I Saw Zach Top for $12 While I Still Could


It’s a warning you’ve likely read here at Saving Country Music quite a few times over the years: Go see your favorite up-and-coming artists in smaller venues and for cheap ticket prices while you still can. You never know when the script will be flipped, and it’ll cost you three figures to see them from the nosebleeds, especially these days.

So as not to be accused of not practicing what is preached, the decision was made to drive two hours from SCM headquarters to see Zach Top perform at the Fort Bend County Fair in Rosenberg, Texas Thursday night (10-3) for 12 bucks, and up close and personal. After all, this might be the very last time all of this is possible.

It was one of those gigs that savvy music fans keep their eyes out for, where the performer was booked way before anyone knew what was about to happen, and right before it all blows up massively—but in this case, in a space that could swell to the capacity that Zach Top drew from the local area and the nearby behemoth of Houston.

Top said he thought it was probably the biggest audience he’d ever played to up to that point as his own act, meaning not an opening gig or festival. Folks arrived one and a half hours early in hopes of getting on the front rail, only to find a strong contingent of folks who arrived three hours early and had already spoken for the choice view spots. By the start of the show, folks were climbing trees, and girls were on the shoulders of their dads and boyfriends trying to get a glimpse of Zach.

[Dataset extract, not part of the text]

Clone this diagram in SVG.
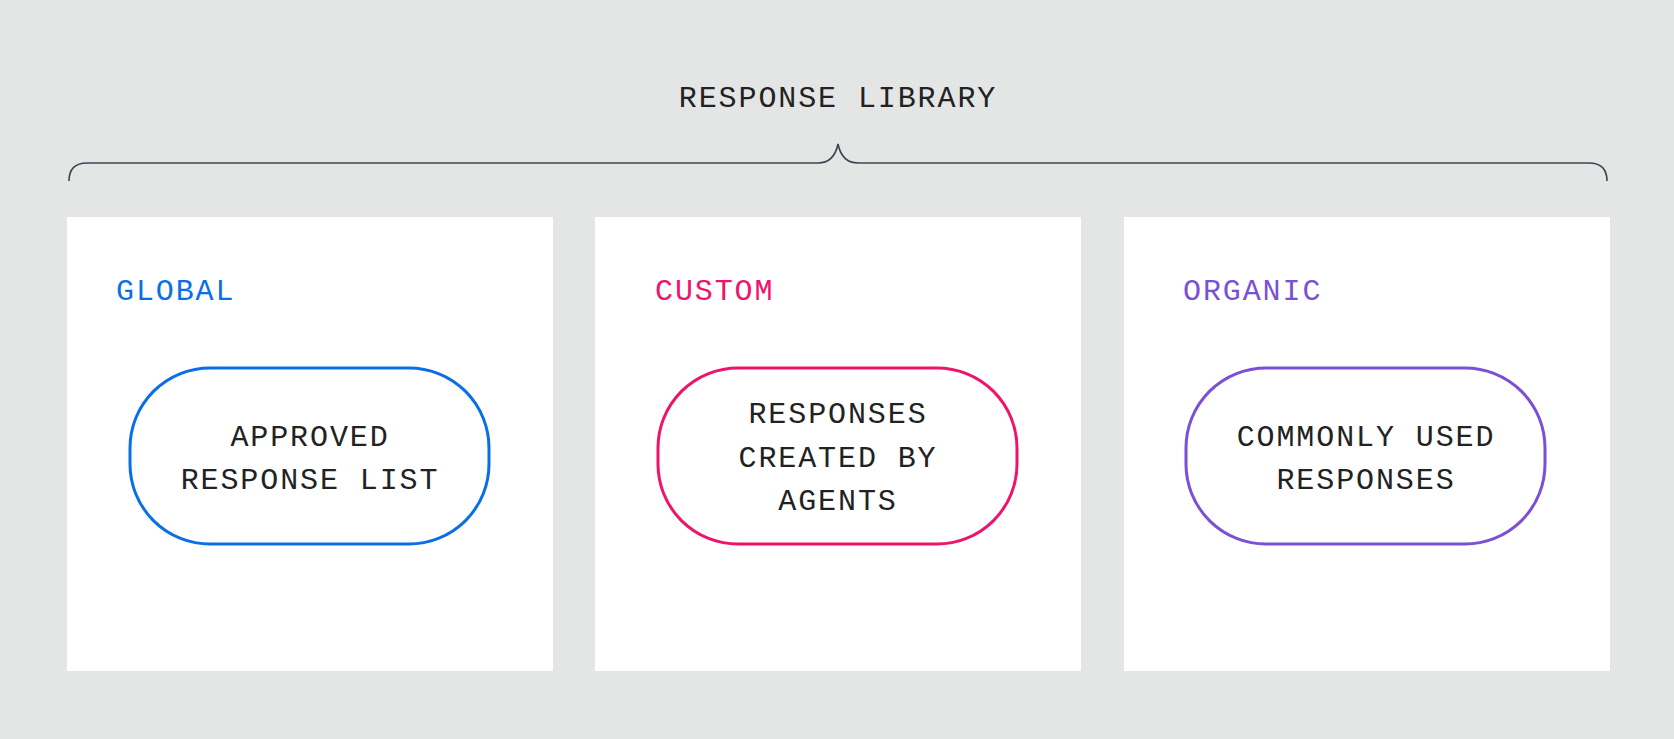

School night or no, the front rows were all filled with folks half the age of Top’s style of ’90s country music. This was the music of their parents being sung by someone of their own age, and not dissimilar the audiences of another Zach—Mr. Bryan from Oklahoma— many of the songs were met with the crowd singing every word back to the stage, including the handful of classic country cover songs Zach Top and his band featured. There is also a heartthrob aspect to the Zach Top phenomenon, with young women and girls swooning, and if they catch a wink from him, screeching.

Where Zach only gets 20 minutes to play in front of Lainey Wilson on her current tour, or an hour at your average festival, Top got two hours in Rosenberg to do his worst. This included lots of his original material like crowd favorites “I Never Lie” and “Things To Do,” but also gave him the opportunity to feature a bluegrass set including a blazing version of “Freeborn Man.” His classic country covers included “Sold (The Grundy County Auction Incident),” which was appropriate since the county fair also featured a youth livestock auction on the same night, and the entire place smelled like animal leavings.


But this was Zach Top’s element. There’s nothing like enjoying good country music with a bunch of shit kickers at their County Fair on a steamy early fall night in Texas. Top said he was getting over being sick, any kept taking sips of liquid to fight back throat tickles. But when he sang the presumed Saving Country Music Song of the Year nominee “Use Me,” the audience was none the wiser to any ailment, similar to when he hit a high note on the tail end of “Freeborn Man.”

Zach Top took the opportunity to show off all the elements of his skill set, from incredibly soulful singing utilizing his wide range, to Brent Mason-style Telecaster chicken pickin’, to bluegrass flat picking mastery, to even a confident whistle. But it’s also the intangibles like how Zach moves, how he speaks, how he holds himself on stage in a way that feels authentic to himself and naturally entertaining, exuding both swagger and humility that country audiences crave.

Country audiences will be seeing a lot more of Zach Top in the coming years, and hopefully a lot more of the kind of country music he brings to the table. Years ago there just wasn’t the space or the appeal for someone such as Zach Top. Now the appetite is insatiable. If you care about the present and future of country music, it’s hard to not be heartened by the whole phenomenon.

Zach Top didn’t start this fire, but he’s most definitely keeping the flame alive.